Igor Larionov spent several seasons doing everything he could to beat the Colorado Avalanche. As a famed member of the Detroit Red Wings’ “Russian Five”, he played against Joe Sakic and the Avs in the glory years of their rivalry.

Larionov is now a player agent, and one of his clients is the Avs’ newest free-agent signing, former No. 1 pick Nail Yakupov. Larionov helped engineer the signing of Yakupov to a one-year, $875,000 “show-me” contract, and he firmly believes Yakupov can get his career back on track and helped the Avs win again.

“Nail is very happy to sign with Colorado. He’s going to prove he can be a very effective player still in this league,” said Larionov, the Hockey Hall of Famer who won three Stanley Cups with the Red Wings. “When I talked with (Sakic), the plan is for him to be a top-six winger. I think he can and will score 20-25 goals.”

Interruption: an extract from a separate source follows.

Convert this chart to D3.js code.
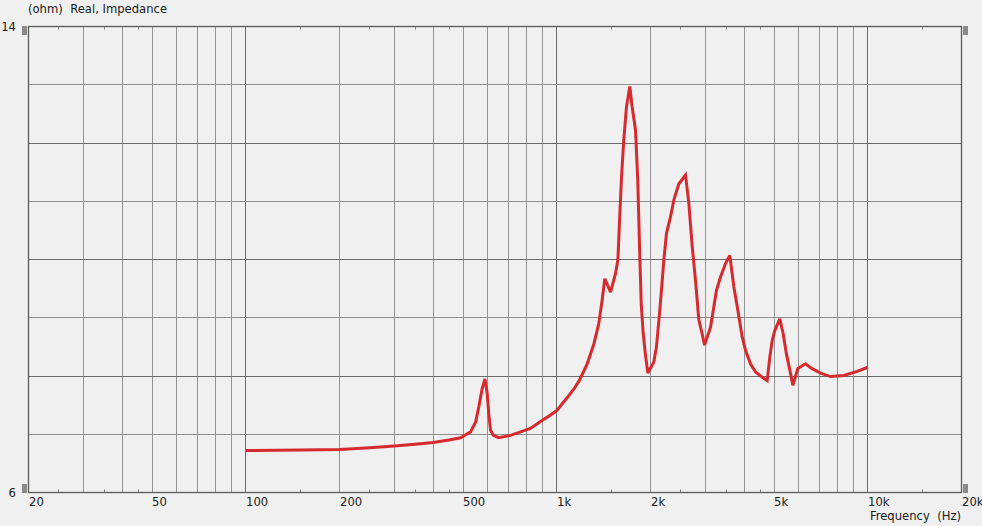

Why hasn’t that happened at any point in his five-year career, with Edmonton and St. Louis? Why has Yakupov’s stock fallen so much since being drafted first overall by the Oilers in 2012, to the point where the Blues wouldn’t even give him a qualifying offer to retain his services as a restricted free agent?

Larionov is the first to admit Yakupov’s NHL career hasn’t gone the way he’s wanted. But he’s less interested in talking about the past than what a fresh start in Denver might mean.

“He could have taken a lot more money and gone back to Russia in the KHL. But he wants to show he belongs in the NHL. That’s why he is doing this,” Larionov said. “I think a team like Colorado will be good for him. He’s a young guy still and Colorado wants to get younger and faster. Maybe there will be less pressure on him than before. It’s up to him, obviously. But I think if the coaching staff really works with him, they will find he’s eager to learn and be better.”

Yakupov played under four coaches in four years with the Oilers. That did no favors to his development probably. And the Oilers probably did Yakupov no favors by rushing him into the NHL as an 18-year-old. He had 17 goals and 31 points in 48 games of the lockout-shortened 2012-13 season, but scored only 25 goals in 144 combined games of the next two seasons, with a combined minus-68. The Oilers’ defense and goaltending was brutal back then, so nobody had any good plus-minus numbers.

But the Oilers lost patience with his progress following another mediocre season in 2015-16 (eight goals, 23 points in 60 games) and shipped him off to St. Louis. The Blues said all the “He’s worth the risk, we’ll fix him” kinds of things the Avs might be saying now, but Yakupov quickly became buried in the lineups of coaches Ken Hitchcock and Mike Yeo, playing just 40 games, with a measly three goals and six assists. He was a healthy scratch throughout the playoffs.

Now, it’s the Avs’ turn to try and turn Yakupov into a player.

“I know Nail will work very hard to hopefully make that happen,” Larionov said. “That much I know.”